### What is needed
Extract everything from the first line through the line with "const gris = '#707070';", both ends included, except for any pictures.

### Material provided

________________

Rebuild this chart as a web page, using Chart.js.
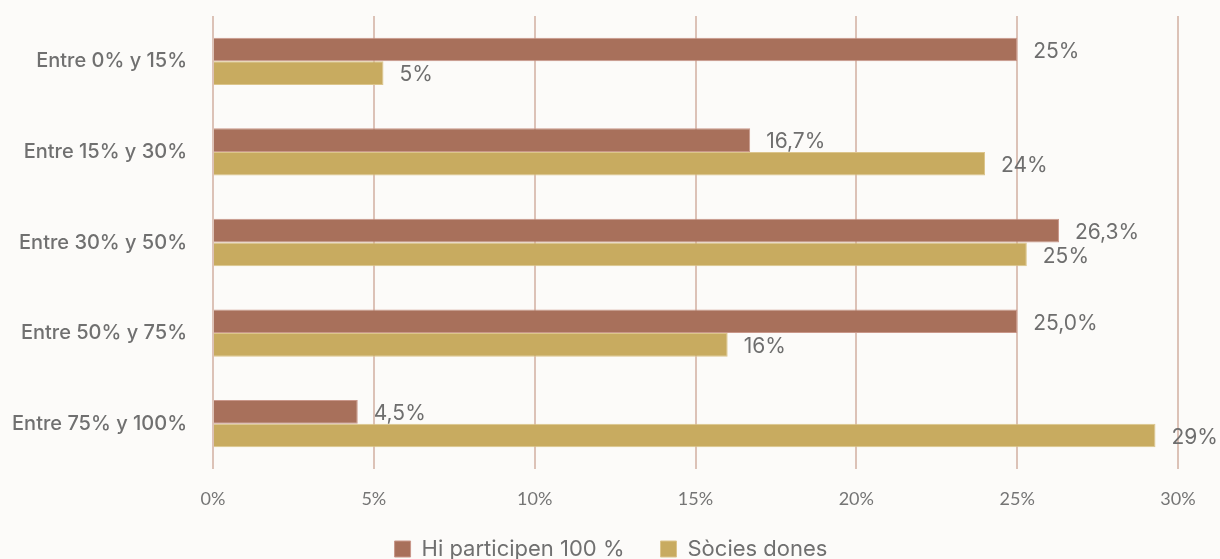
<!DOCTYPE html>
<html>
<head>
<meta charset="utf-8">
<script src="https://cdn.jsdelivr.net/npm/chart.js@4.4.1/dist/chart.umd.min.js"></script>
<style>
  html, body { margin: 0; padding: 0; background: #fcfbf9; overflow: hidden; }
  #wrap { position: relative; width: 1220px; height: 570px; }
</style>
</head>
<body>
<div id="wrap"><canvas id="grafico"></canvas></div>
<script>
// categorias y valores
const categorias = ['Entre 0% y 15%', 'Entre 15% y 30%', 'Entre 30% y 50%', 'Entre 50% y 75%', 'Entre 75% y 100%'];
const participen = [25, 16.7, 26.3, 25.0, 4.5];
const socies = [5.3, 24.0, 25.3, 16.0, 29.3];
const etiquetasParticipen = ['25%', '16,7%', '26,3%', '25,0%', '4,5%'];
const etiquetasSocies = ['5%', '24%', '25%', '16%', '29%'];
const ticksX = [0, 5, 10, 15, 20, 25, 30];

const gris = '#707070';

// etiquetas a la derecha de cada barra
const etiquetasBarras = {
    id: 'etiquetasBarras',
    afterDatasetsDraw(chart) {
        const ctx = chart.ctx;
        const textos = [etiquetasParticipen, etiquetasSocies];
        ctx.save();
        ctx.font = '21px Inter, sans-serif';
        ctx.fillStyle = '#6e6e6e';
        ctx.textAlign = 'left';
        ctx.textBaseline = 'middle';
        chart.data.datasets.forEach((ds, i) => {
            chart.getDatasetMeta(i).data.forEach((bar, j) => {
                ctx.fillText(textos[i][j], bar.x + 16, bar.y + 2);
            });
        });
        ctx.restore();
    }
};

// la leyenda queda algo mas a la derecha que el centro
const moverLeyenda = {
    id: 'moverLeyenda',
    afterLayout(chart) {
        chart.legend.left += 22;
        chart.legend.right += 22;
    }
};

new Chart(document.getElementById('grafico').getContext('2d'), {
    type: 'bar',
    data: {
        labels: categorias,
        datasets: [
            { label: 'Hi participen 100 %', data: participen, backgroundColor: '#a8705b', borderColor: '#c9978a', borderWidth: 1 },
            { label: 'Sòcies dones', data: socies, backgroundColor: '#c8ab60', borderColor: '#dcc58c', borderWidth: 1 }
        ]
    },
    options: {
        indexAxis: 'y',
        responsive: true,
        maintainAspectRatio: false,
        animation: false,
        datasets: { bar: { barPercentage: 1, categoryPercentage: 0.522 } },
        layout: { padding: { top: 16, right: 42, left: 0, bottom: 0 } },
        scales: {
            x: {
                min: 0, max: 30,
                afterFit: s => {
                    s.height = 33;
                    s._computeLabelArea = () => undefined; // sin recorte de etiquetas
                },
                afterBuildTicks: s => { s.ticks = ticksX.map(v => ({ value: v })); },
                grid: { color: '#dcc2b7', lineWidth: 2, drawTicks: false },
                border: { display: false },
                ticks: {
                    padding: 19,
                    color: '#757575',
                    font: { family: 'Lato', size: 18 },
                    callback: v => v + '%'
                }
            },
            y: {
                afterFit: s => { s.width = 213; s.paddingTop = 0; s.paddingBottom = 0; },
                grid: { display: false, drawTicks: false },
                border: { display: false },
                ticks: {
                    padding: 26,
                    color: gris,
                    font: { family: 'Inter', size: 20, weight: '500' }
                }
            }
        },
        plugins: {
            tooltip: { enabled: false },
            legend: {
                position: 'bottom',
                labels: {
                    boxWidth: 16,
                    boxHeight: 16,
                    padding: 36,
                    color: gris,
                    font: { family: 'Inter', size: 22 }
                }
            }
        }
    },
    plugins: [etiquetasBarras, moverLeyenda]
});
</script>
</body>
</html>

________________

### Finished task
Rebuild this chart as a web page, using Chart.js.
<!DOCTYPE html>
<html>
<head>
<meta charset="utf-8">
<script src="https://cdn.jsdelivr.net/npm/chart.js@4.4.1/dist/chart.umd.min.js"></script>
<style>
  html, body { margin: 0; padding: 0; background: #fcfbf9; overflow: hidden; }
  #wrap { position: relative; width: 1220px; height: 570px; }
</style>
</head>
<body>
<div id="wrap"><canvas id="grafico"></canvas></div>
<script>
// categorias y valores
const categorias = ['Entre 0% y 15%', 'Entre 15% y 30%', 'Entre 30% y 50%', 'Entre 50% y 75%', 'Entre 75% y 100%'];
const participen = [25, 16.7, 26.3, 25.0, 4.5];
const socies = [5.3, 24.0, 25.3, 16.0, 29.3];
const etiquetasParticipen = ['25%', '16,7%', '26,3%', '25,0%', '4,5%'];
const etiquetasSocies = ['5%', '24%', '25%', '16%', '29%'];
const ticksX = [0, 5, 10, 15, 20, 25, 30];

const gris = '#707070';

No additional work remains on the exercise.